Indeed, few people seem to be using the term — it appears reserved for the economic-development leaders who coined the phrase, and even they don’t employ it often — and when someone does use it, it seems strange and almost out of place.
Meanwhile, there seem to be very few real success stories that can be attributed to the so-called corridor. Officials struggle to name companies that have come to this region because they were impressed by the numbers put up by the corridor when one aggregates the Springfield and Hartford areas, and other successes need quotation marks around that word.
That includes Northwest Airlines’ flight from Bradley International Airport to Amsterdam, which was launched in part because of those aggregated numbers and amid much fanfare, but was soon discontinued, scheduled for resumption, and then canceled again.
High-speed rail is said to be a program helped along by the formation of the corridor, and another initiative — the Web site internhere.com — has been hailed as a successful corridor-wide effort to keep young people in the region after they graduate from area colleges.
Add it all up, and it doesn’t seem like much for a decade’s work.
But just as Rome wasn’t built in a day, an economic region isn’t built in 10 years — or even 20, by most standards — especially when it isn’t marketed extensively and the last two of the 10 years in question have been part of the worst recession since the 1930s.
In other words, it’s far too early to say with any degree of confidence whether the corridor concept will ultimately be successful.
However, it’s definitely not too early to say that the corridor ultimately makes a great deal of sense, and also that both states need to make much more of a commitment to this region if it is to have chance to successfully compete against the likes of North Carolina’s Research Triangle, Silicon Valley, and other well-established economic regions.
Right now, that commitment, in the form of money with which officials on both sides of the border can market the corridor, just isn’t there, due largely to the toll the recession is taking on state budgets.
When the economy improves and states have more flexibility in their budgets, Massachusetts and Connecticut have to get serious about properly funding the corridor, because the numbers do, indeed, jump off the page when you show them to people.
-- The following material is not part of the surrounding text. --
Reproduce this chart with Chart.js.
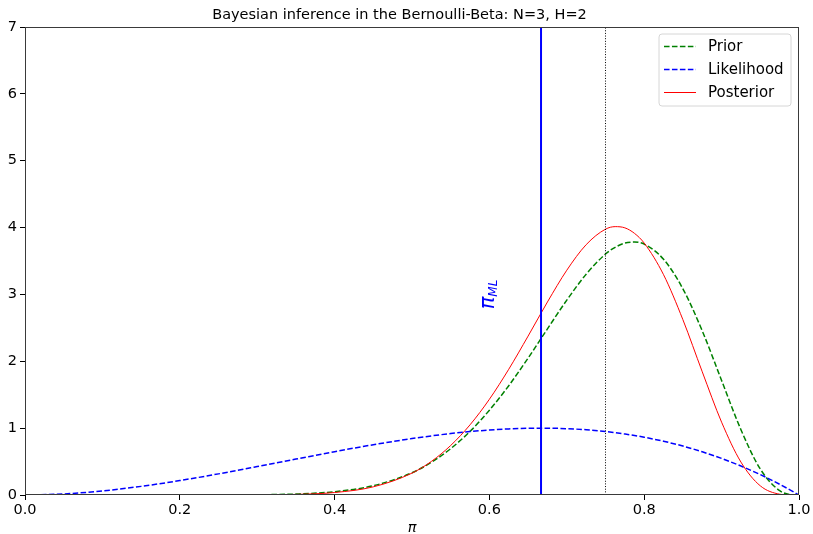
<!DOCTYPE html>
<html><head><meta charset="utf-8">
<script src="https://cdn.jsdelivr.net/npm/chart.js@4"></script>
<style>html,body{margin:0;padding:0;background:#fff}#wrap{width:813px;height:534px}</style>
</head><body><div id="wrap"><canvas id="c" width="813" height="534"></canvas></div>
<script>
const titleText = 'Bayesian inference in the Bernoulli-Beta: N=3, H=2';
const xLabel = 'π';
const xs = [0, 0.05, 0.1, 0.15, 0.2, 0.25, 0.3, 0.35, 0.4, 0.45, 0.5, 0.525, 0.55, 0.575, 0.6, 0.625, 0.65, 0.675, 0.7, 0.725, 0.75, 0.7625, 0.775, 0.7875, 0.8, 0.825, 0.85, 0.875, 0.9, 0.925, 0.95, 0.975, 0.99, 1.0];
const prior = [0, 0, 0, 0, 0, 0.0006, 0.0033, 0.0145, 0.0495, 0.139, 0.333, 0.489, 0.693, 0.952, 1.268, 1.635, 2.048, 2.485, 2.915, 3.302, 3.604, 3.705, 3.768, 3.784, 3.752, 3.526, 3.084, 2.455, 1.713, 0.977, 0.388, 0.0646, 0.0049, 0];
const likelihood = [0, 0.016, 0.061, 0.129, 0.216, 0.316, 0.425, 0.537, 0.648, 0.752, 0.844, 0.884, 0.919, 0.948, 0.972, 0.989, 0.998, 1.0, 0.992, 0.976, 0.949, 0.932, 0.912, 0.890, 0.864, 0.804, 0.732, 0.646, 0.547, 0.433, 0.305, 0.160, 0.066, 0];
const posterior = [0, 0, 0, 0, 0, 0.0002, 0.0016, 0.009, 0.037, 0.122, 0.327, 0.502, 0.741, 1.050, 1.432, 1.881, 2.377, 2.887, 3.362, 3.744, 3.976, 4.014, 3.996, 3.913, 3.768, 3.295, 2.622, 1.843, 1.089, 0.492, 0.137, 0.012, 0.0004, 0];
const mlValue = [0.6667];
const priorMean = [0.75];
const yRange = [0, 7];
const xTicks = [0, 0.2, 0.4, 0.6, 0.8, 1.0];
const yTicks = [0, 1, 2, 3, 4, 5, 6, 7];
const seriesNames = ['Prior', 'Likelihood', 'Posterior'];
const mlLabel = ['π', 'ML'];
const mlLabelAt = [0.6, 3];

const FONT = "'DejaVu Sans', sans-serif";
const pts = ys => xs.map((x, i) => ({x: x, y: ys[i]}));
const vline = v => yRange.map(y => ({x: v, y: y}));

const frameLegendPlugin = {
  id: 'frameLegend',
  afterDatasetsDraw(chart) {
    const ctx = chart.ctx, a = chart.chartArea;
    const sx = chart.scales.x, sy = chart.scales.y;
    // pi_ML annotation
    ctx.save();
    const px = sx.getPixelForValue(mlLabelAt[0]);
    const py = sy.getPixelForValue(mlLabelAt[1]);
    ctx.translate(px, py);
    ctx.rotate(-Math.PI / 2);
    ctx.fillStyle = '#0000ff';
    ctx.textBaseline = 'alphabetic';
    ctx.textAlign = 'left';
    ctx.font = 'italic 21px ' + FONT;
    const w1 = ctx.measureText(mlLabel[0]).width;
    ctx.font = 'italic 12px ' + FONT;
    const w2 = ctx.measureText(mlLabel[1]).width;
    const start = -(w1 + w2) / 2;
    ctx.font = 'italic 21px ' + FONT;
    ctx.fillText(mlLabel[0], start, 5);
    ctx.font = 'italic 12px ' + FONT;
    ctx.fillText(mlLabel[1], start + w1, 8);
    ctx.restore();

    // frame
    ctx.save();
    ctx.strokeStyle = '#3a3a3a';
    ctx.lineWidth = 1;
    ctx.strokeRect(Math.round(a.left) + 0.5, Math.round(a.top) + 0.5, Math.round(a.right - a.left) - 1, Math.round(a.bottom - a.top) - 1);
    ctx.restore();

    // legend
    const items = chart.data.datasets.filter(d => d.inLegend);
    const bw = 132, bh = 72;
    const bx = a.right - 8 - bw, by = a.top + 7;
    ctx.save();
    const r = 3;
    ctx.beginPath();
    ctx.moveTo(bx + r, by);
    ctx.lineTo(bx + bw - r, by);
    ctx.arcTo(bx + bw, by, bx + bw, by + r, r);
    ctx.lineTo(bx + bw, by + bh - r);
    ctx.arcTo(bx + bw, by + bh, bx + bw - r, by + bh, r);
    ctx.lineTo(bx + r, by + bh);
    ctx.arcTo(bx, by + bh, bx, by + bh - r, r);
    ctx.lineTo(bx, by + r);
    ctx.arcTo(bx, by, bx + r, by, r);
    ctx.closePath();
    ctx.fillStyle = 'rgba(255,255,255,0.8)';
    ctx.fill();
    ctx.strokeStyle = '#d6d6d6';
    ctx.lineWidth = 1;
    ctx.stroke();
    items.forEach((d, i) => {
      const cy = by + 12.5 + i * 23;
      ctx.beginPath();
      ctx.setLineDash(d.borderDash || []);
      ctx.strokeStyle = d.borderColor;
      ctx.lineWidth = d.borderWidth;
      ctx.moveTo(bx + 5, cy);
      ctx.lineTo(bx + 37, cy);
      ctx.stroke();
      ctx.setLineDash([]);
      ctx.fillStyle = '#000';
      ctx.font = '15px ' + FONT;
      ctx.textBaseline = 'middle';
      ctx.fillText(d.label, bx + 49, cy + 0.5);
    });
    ctx.restore();
  }
};

new Chart(document.getElementById('c'), {
  type: 'line',
  data: {
    datasets: [
      {label: 'ML', data: vline(mlValue[0]), borderColor: '#0000ff', borderWidth: 2, pointRadius: 0, order: 1},
      {label: 'mean', data: vline(priorMean[0]), borderColor: '#000000', borderWidth: 1, borderDash: [1, 1.65], pointRadius: 0, order: 2},
      {label: seriesNames[0], inLegend: true, data: pts(prior), borderColor: '#008000', borderWidth: 1.5, borderDash: [5.55, 2.4], pointRadius: 0, cubicInterpolationMode: 'monotone', order: 5},
      {label: seriesNames[1], inLegend: true, data: pts(likelihood), borderColor: '#0000ff', borderWidth: 1.5, borderDash: [5.55, 2.4], pointRadius: 0, cubicInterpolationMode: 'monotone', order: 4},
      {label: seriesNames[2], inLegend: true, data: pts(posterior), borderColor: '#ff0000', borderWidth: 1, pointRadius: 0, cubicInterpolationMode: 'monotone', order: 3}
    ]
  },
  options: {
    responsive: false,
    animation: false,
    events: [],
    layout: {padding: {left: 0, right: 14, top: 0, bottom: 0}},
    plugins: {
      legend: {display: false},
      tooltip: {enabled: false},
      title: {display: true, text: titleText, color: '#000', font: {family: FONT, size: 14.5, weight: 'normal'}, padding: {top: 6.3, bottom: 3.3}}
    },
    scales: {
      x: {
        type: 'linear', min: 0, max: 1,
        afterBuildTicks: s => { s.ticks = xTicks.map(v => ({value: v})); },
        afterFit: s => { s.height = 39; },
        ticks: {callback: v => Number(v).toFixed(1), color: '#000', font: {family: FONT, size: 14.5}, padding: 2, maxRotation: 0, autoSkip: false},
        grid: {drawOnChartArea: false, drawTicks: true, tickLength: 5, tickColor: '#000', tickWidth: 1},
        border: {display: false},
        title: {display: true, text: xLabel, color: '#000', font: {family: FONT, size: 14.5, style: 'italic'}, padding: {top: 0, bottom: -3}}
      },
      y: {
        type: 'linear', min: yRange[0], max: yRange[1],
        afterBuildTicks: s => { s.ticks = yTicks.map(v => ({value: v})); },
        afterFit: s => { s.width = 25; },
        ticks: {callback: v => String(v), color: '#000', font: {family: FONT, size: 14.5}, padding: 3, autoSkip: false},
        grid: {drawOnChartArea: false, drawTicks: true, tickLength: 5, tickColor: '#000', tickWidth: 1},
        border: {display: false}
      }
    }
  },
  plugins: [frameLegendPlugin]
});
</script>
</body></html>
By themselves, the Hartford and Springfield metropolitan areas do not exactly stand out with site selectors, largely because neither one cracks the magic 1 million mark when it comes to population or workforce.
Put them together, and they approach 2 million in population, much of it college education. And then there are those 30-odd colleges and universities that graduate tens of thousands of people (and potential employees) every spring.
And, when marketed aggressively and effectively, Hartford can certainly be seen as much more than the insurance capital of the world, and Springfield can be viewed as more than a manufacturing center long past its prime. They can both be presented as cities with economic diversity and emerging sectors, such as biotech and clean energy.
In short, some patience is needed with the corridor — it took decades for the Research Triangle to emerge, for example — but also some energy, or urgency. The corridor has to become more than a phrase that economic-development leaders and even Mass. Gov. Deval Patrick can throw out (and he has) when the time seems right. It has to be something that people believe in and become committed to.
Otherwise, we might be saying the same thing about this region 30 or 40 years from now.